When Renita was lucid he read to her. The staff at the library on Greendale Street knew to be on the lookout for books about Asia.

I wish we could have traveled, she said.

When she was at her worst, to calm her, to bring her back, he talked to her about their life together. The time he lost control of the Dodge on the ice and sent the trashcans flying and her laughter as he drove away as fast as he could, terrified that the police would come. The cake she baked for Ashley’s second birthday, and how Ashley with her tiny fists destroyed it in a splash of flame and wax and frosting. The plans they made over the years, and whether or not they followed through with them.

Thank you was not the last thing Renita said to him, with her raving agony and her sweat-soaked fevers, but Thank you is what Darrel decided to remember.

Today there are hundreds but one stands out.

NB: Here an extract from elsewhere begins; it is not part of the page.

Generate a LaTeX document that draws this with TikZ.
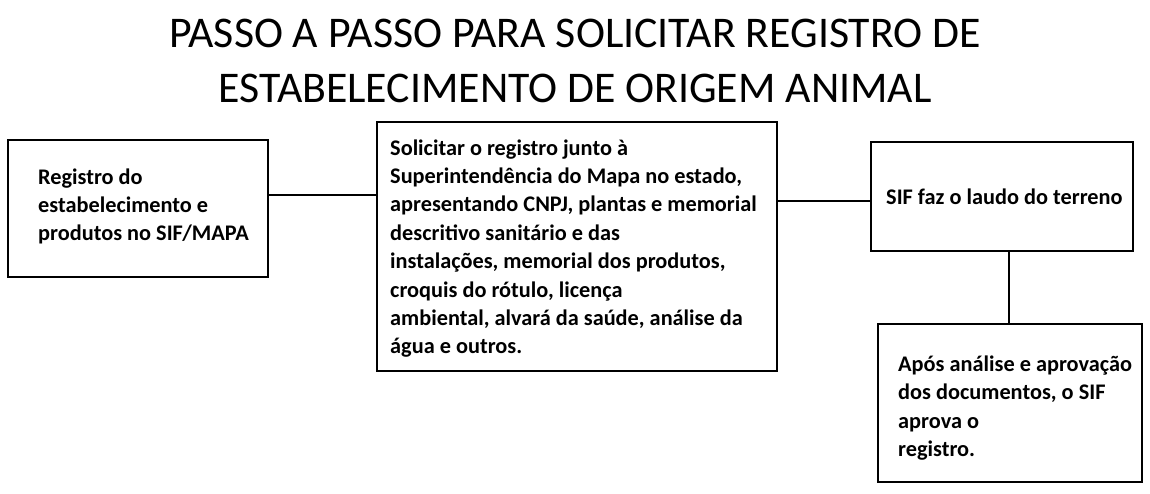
\documentclass[tikz,border=0pt]{standalone}
\usepackage{fontspec}
\setmainfont{Carlito}
\begin{document}
\begin{tikzpicture}[x=1pt,y=-1pt,
  stepbox/.style={draw=black, line width=2.8pt, inner sep=0pt, outer sep=0pt},
  steptext/.style={anchor=west, align=left, inner sep=0pt,
    font=\bfseries\fontsize{22.3}{28.4}\selectfont},
  link/.style={line width=2.8pt}]
\useasboundingbox (0,0) rectangle (1150,493);
% Title
\node[align=center, font=\fontsize{43.8}{55}\selectfont] (title) at (575,60.5)
  {PASSO A PASSO PARA SOLICITAR REGISTRO DE\\ESTABELECIMENTO DE ORIGEM ANIMAL};

% Step boxes
\node[stepbox, minimum width=260pt, minimum height=137pt] (reg) at (138,208.5) {};
\node[stepbox, minimum width=400pt, minimum height=249pt] (sol) at (577,246.5) {};
\node[stepbox, minimum width=262pt, minimum height=109pt] (laudo) at (1002,196.5) {};
\node[stepbox, minimum width=264pt, minimum height=158pt] (aprov) at (1010,403) {};

% Step texts
\node[steptext] (regtext) at ([xshift=30pt,yshift=2pt]reg.west)
  {Registro do\\estabelecimento e\\produtos no SIF/MAPA};
\node[steptext] (soltext) at ([xshift=13pt,yshift=-2pt]sol.west)
  {Solicitar o registro junto à\\Superintendência do Mapa no estado,\\apresentando CNPJ, plantas e memorial\\descritivo sanitário e das\\instalações, memorial dos produtos,\\croquis do rótulo, licença\\ambiental, alvará da saúde, análise da\\água e outros.};
\node[steptext] (laudotext) at ([xshift=15pt]laudo.west)
  {SIF faz o laudo do terreno};
\node[steptext] (aprovtext) at ([xshift=20pt,yshift=-5pt]aprov.west)
  {Após análise e aprovação\\dos documentos, o SIF\\aprova o\\registro.};

% Connectors
\draw[link] ([yshift=13.5pt]reg.east) -- ([yshift=13.5pt]reg.east -| sol.west);
\draw[link] ([yshift=-4.5pt]laudo.west -| sol.east) -- ([yshift=-4.5pt]laudo.west);
\draw[link] ([xshift=7pt]laudo.south) -- ([xshift=7pt]laudo.south |- aprov.north);
\end{tikzpicture}
\end{document}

On the front: a man and a woman, dressed simply. An orangutan with big eyes and a long soft mouth is holding their hands. It is not tall enough to come up to their waists. All of them, all three, the man and the woman and the ape, are looking at something not shown. They are not smiling, but they each look as if a smile is not far away. On the back: Another stamp Darrel has not seen, a beautiful woman with high cheekbones and a flat nose wearing a gold or bronze headdress. Addressed to Evan Billings in 70814. Ev, You wouldn’t believe this place. It’s so beautiful. Imagine all your senses cut to the quick and overexposed. The food even, the people. Sad and horrifying sometimes but also wonderful. Write more later. Love, THJ. p.s. No actual chimps yet. Or elephants.

McCreedy catches Darrel slipping it into his pocket, and he shakes his head and his body crests with quiet laughter.

You’re getting old, he says.

You know how I know? he says.

Darrel rolls his fingers in small circles like his doctor says and closes his eyes tight to relieve the strain.

Oh, I know, alright. You know how I know?

Darrel looks up from the bin.

You know how I know? McCreedy says. Because I’m getting there, too, buddy.